Apparently their hand was forced by the Chicago Tribune who, after agreeing to not publish the fact that a Blagojevich confidante was cooperating with the FBI (holding that story since October), published that story on the Friday before the governor’s Tuesday morning arrest.  The WSJ reports that Blagojevich’s brother was setting up a meeting with representatives for Senate Candidate Number 5, now known to be none other than Jesse Jackson, Jr.  It seems to me that the Chicago Tribune did not want to let “Triple J”, as he is known in Chicago, go through with purchasing that Senate seat.  Unbelievable, even by Chicago corruption standards.

The WSJ reports:

On Dec. 4, with the feds listening in, Blagojevich was allegedly putting this deal back into play.

The conversation resumed later that same day, as Blagojevich allegedly told his brother, a man identified in the affidavit as “Fundraiser A,” that he was “elevating” Mr. Jackson on the list of candidates, because the governor might be able to get something “tangible up front” for the pick.

He told his brother to meet with someone (unidentified by the feds) whom the pair believed to be close to Jackson. He urged his brother to tell this alleged supporter of Jackson that “some of this stuffs gotta start happening now… right now…and we gotta see it.

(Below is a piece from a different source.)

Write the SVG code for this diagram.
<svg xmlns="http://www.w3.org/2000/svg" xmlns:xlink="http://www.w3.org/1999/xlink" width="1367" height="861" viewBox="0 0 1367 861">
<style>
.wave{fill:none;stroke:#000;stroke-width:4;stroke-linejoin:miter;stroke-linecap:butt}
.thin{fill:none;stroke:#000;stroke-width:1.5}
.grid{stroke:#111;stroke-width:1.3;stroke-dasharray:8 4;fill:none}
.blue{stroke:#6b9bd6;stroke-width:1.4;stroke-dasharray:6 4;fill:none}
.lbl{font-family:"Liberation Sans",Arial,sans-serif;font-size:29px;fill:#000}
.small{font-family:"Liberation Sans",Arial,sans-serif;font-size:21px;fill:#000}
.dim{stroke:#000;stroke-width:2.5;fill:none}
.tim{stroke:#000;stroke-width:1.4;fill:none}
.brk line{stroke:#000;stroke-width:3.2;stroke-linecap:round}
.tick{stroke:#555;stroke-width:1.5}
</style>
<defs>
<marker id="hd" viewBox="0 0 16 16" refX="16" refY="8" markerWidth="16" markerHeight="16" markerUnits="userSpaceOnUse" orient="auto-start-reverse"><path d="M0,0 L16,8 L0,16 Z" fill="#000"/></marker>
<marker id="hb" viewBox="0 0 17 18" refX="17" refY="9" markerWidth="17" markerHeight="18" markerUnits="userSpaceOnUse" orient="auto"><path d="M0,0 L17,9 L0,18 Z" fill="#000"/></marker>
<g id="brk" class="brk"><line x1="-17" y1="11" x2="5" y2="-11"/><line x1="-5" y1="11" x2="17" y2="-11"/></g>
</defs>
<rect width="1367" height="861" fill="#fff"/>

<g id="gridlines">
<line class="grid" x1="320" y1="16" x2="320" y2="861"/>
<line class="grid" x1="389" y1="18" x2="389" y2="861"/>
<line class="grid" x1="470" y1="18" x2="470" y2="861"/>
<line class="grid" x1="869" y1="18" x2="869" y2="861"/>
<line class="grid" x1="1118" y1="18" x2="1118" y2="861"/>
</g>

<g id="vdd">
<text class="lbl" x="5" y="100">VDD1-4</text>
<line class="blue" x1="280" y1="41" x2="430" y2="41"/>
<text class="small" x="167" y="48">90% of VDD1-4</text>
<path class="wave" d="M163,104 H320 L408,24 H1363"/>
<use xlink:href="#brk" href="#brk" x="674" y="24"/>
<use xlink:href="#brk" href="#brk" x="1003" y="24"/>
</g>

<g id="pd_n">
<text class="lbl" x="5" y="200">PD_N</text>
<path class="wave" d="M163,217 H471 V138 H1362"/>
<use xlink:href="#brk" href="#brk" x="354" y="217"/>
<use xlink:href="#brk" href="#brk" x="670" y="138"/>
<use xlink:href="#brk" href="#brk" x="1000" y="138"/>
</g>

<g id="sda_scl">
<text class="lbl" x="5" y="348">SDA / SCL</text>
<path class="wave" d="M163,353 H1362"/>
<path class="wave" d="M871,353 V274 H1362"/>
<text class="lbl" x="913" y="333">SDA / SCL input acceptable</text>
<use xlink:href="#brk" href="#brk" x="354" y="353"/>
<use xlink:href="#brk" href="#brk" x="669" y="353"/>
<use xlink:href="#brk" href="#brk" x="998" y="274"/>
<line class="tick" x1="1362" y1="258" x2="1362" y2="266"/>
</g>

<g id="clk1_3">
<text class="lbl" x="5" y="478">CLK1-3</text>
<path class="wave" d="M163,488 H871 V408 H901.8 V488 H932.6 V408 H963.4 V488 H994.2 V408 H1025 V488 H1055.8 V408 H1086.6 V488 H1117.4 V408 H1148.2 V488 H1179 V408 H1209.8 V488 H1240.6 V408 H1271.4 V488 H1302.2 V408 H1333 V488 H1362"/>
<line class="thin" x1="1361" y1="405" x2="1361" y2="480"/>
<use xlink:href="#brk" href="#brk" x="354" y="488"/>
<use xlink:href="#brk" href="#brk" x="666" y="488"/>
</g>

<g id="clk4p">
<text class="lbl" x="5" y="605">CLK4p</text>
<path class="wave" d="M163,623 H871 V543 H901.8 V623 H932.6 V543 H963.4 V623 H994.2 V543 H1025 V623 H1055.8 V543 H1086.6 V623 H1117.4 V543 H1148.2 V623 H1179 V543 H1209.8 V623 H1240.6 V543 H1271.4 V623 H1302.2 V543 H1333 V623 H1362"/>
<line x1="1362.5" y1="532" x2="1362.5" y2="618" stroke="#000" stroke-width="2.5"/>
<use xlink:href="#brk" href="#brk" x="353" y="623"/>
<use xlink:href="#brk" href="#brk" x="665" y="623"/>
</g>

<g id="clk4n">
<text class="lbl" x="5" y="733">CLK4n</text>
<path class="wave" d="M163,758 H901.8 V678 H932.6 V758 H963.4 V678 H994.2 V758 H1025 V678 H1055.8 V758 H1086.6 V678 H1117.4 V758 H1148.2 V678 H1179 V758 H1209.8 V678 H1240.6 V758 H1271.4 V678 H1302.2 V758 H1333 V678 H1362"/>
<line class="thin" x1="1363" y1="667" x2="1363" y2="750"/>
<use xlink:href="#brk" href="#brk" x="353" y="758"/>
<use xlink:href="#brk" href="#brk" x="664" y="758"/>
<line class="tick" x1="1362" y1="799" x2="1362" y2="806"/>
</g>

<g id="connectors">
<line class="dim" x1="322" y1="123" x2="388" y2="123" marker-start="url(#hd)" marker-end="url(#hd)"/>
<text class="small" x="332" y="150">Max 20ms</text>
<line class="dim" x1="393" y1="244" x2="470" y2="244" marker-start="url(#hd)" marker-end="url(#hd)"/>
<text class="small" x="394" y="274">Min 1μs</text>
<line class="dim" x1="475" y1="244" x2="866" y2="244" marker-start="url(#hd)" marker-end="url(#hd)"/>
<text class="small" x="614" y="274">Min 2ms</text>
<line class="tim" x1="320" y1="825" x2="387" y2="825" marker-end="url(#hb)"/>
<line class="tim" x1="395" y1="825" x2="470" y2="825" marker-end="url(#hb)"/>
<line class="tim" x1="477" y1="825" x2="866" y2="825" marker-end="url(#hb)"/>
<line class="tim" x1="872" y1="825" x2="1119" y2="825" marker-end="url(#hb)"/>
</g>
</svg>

You understand?” He was talking about campaign cash, the feds allege.

The next morning, on Friday, Dec. 5, it all came crashing down for the FBI agents underneath the headphones.

The Tribune’s front page screamed: “Feds taped Blagojevich; TRIBUNE EXCLUSIVE: Adviser cooperated with corruption probe, sources say.”

Blagojevich read the same headline. “Undo” that “thing,” the governor allegedly told his brother, according to the FBI. And just like that, the meeting was off, only one day after it had been put back into play.


One question that comes to mind is: why is it legal for a newspaper to publish a story that will screw up such an important federal investigation?  Perhaps more importantly, did the Chicago Tribune, the same newspaper that forced Republican Senate candidate Jack Ryan to open his court records from his nasty divorce which resulted in his withdrawing from the race against Obama in 2004, publish that story in order to keep Triple J from purchasing Obama’s vacant Senate seat?  Inquiring minds want to know.